[Start Source material]
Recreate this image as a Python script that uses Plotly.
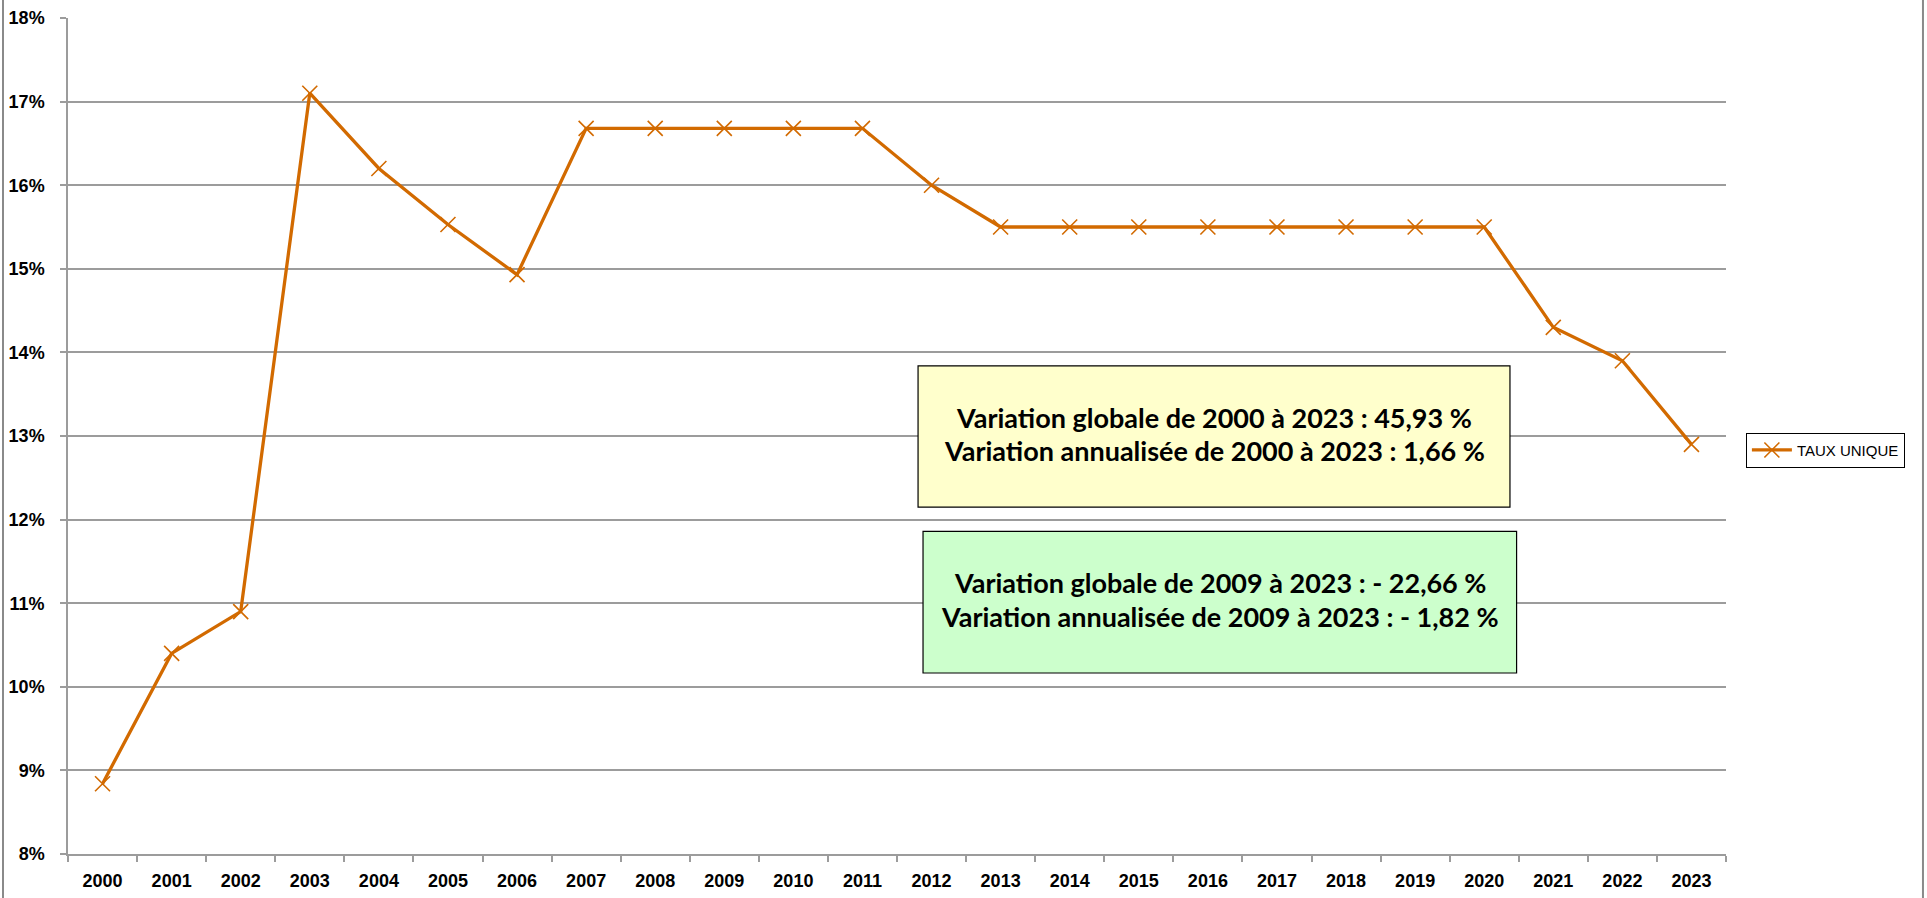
import plotly.graph_objects as go

years = [str(y) for y in range(2000, 2024)]
taux_unique = [8.84, 10.4, 10.9, 17.1, 16.2, 15.53, 14.93,
               16.68, 16.68, 16.68, 16.68, 16.68, 16.0,
               15.5, 15.5, 15.5, 15.5, 15.5, 15.5, 15.5, 15.5,
               14.3, 13.9, 12.9]
series_name = "TAUX UNIQUE"
box1_lines = ["Variation globale de 2000 à 2023 : 45,93 %",
              "Variation annualisée de 2000 à 2023 : 1,66 %"]
box2_lines = ["Variation globale de 2009 à 2023 : - 22,66 %",
              "Variation annualisée de 2009 à 2023 : - 1,82 %"]

ORANGE = "#D26A00"
GRID = "#9c9c9c"
FONT = "Liberation Sans"
BOX_FONT = dict(family="Lato", size=27, color="black", weight="bold")

fig = go.Figure()
fig.add_trace(go.Scatter(
    x=years, y=taux_unique, name=series_name, mode="lines+markers",
    line=dict(color=ORANGE, width=3.3),
    marker=dict(symbol="x-thin-open", size=15, color=ORANGE,
                line=dict(color=ORANGE, width=1.6)),
))

fig.update_layout(
    width=1927, height=898,
    margin=dict(l=68, r=201, t=18, b=44),
    paper_bgcolor="white", plot_bgcolor="white",
    showlegend=True,
    legend=dict(x=1.012, y=0.483, xanchor="left", yanchor="middle",
                bordercolor="black", borderwidth=1,
                font=dict(family=FONT, size=15, color="black"),
                itemwidth=40, tracegroupgap=0),
    font=dict(family=FONT),
)

fig.update_xaxes(
    type="category", range=[-0.5, 23.5], automargin=False,
    showgrid=False, showline=True, linecolor=GRID, linewidth=1.5,
    ticks="outside", tickson="boundaries", ticklen=6, tickcolor=GRID, tickwidth=1.5,
    tickfont=dict(family=FONT, size=18, color="black", weight="bold"),
    ticklabelstandoff=10,
)
fig.update_yaxes(
    range=[8, 18], dtick=1, ticksuffix="%", automargin=False,
    showgrid=True, gridcolor=GRID, gridwidth=1.5,
    showline=True, linecolor=GRID, linewidth=1.5,
    ticks="outside", ticklen=6, tickcolor=GRID, tickwidth=1.5,
    tickfont=dict(family=FONT, size=18, color="black", weight="bold"),
    ticklabelstandoff=12, zeroline=False,
)

# annotation boxes
Y0, Y1 = 0.5127, 0.8697
G0, G1 = 0.5157, 0.8737
fig.add_shape(type="rect", xref="paper", yref="paper",
              x0=Y0, x1=Y1, y0=0.415, y1=0.584,
              fillcolor="#FFFFCC", line=dict(color="black", width=1.2), layer="above")
fig.add_shape(type="rect", xref="paper", yref="paper",
              x0=G0, x1=G1, y0=0.2165, y1=0.386,
              fillcolor="#CCFFCC", line=dict(color="black", width=1.2), layer="above")
for txt, yy in zip(box1_lines, [0.5225, 0.4825]):
    fig.add_annotation(xref="paper", yref="paper", x=(Y0 + Y1) / 2, y=yy, text=txt,
                       showarrow=False, font=BOX_FONT, xanchor="center", yanchor="middle")
for txt, yy in zip(box2_lines, [0.3243, 0.2846]):
    fig.add_annotation(xref="paper", yref="paper", x=(G0 + G1) / 2, y=yy, text=txt,
                       showarrow=False, font=BOX_FONT, xanchor="center", yanchor="middle")

# outer chart border (left and right edges)
fig.add_shape(type="line", xref="paper", yref="paper", x0=-0.0392, x1=-0.0392, y0=-0.06, y1=1.03,
              line=dict(color="#8a8a8a", width=2))
fig.add_shape(type="line", xref="paper", yref="paper", x0=1.1188, x1=1.1188, y0=-0.06, y1=1.03,
              line=dict(color="#8a8a8a", width=2))

fig.write_html("out.html", config={"displayModeBar": False},
               post_script="document.body.style.margin='0';")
[End Source material]
* What is required: Begin at the first line of the material and copy each line exactly through the one containing "import plotly.graph_objects as go". Omit pictures.

* Reply to the exercise:
Recreate this image as a Python script that uses Plotly.
import plotly.graph_objects as go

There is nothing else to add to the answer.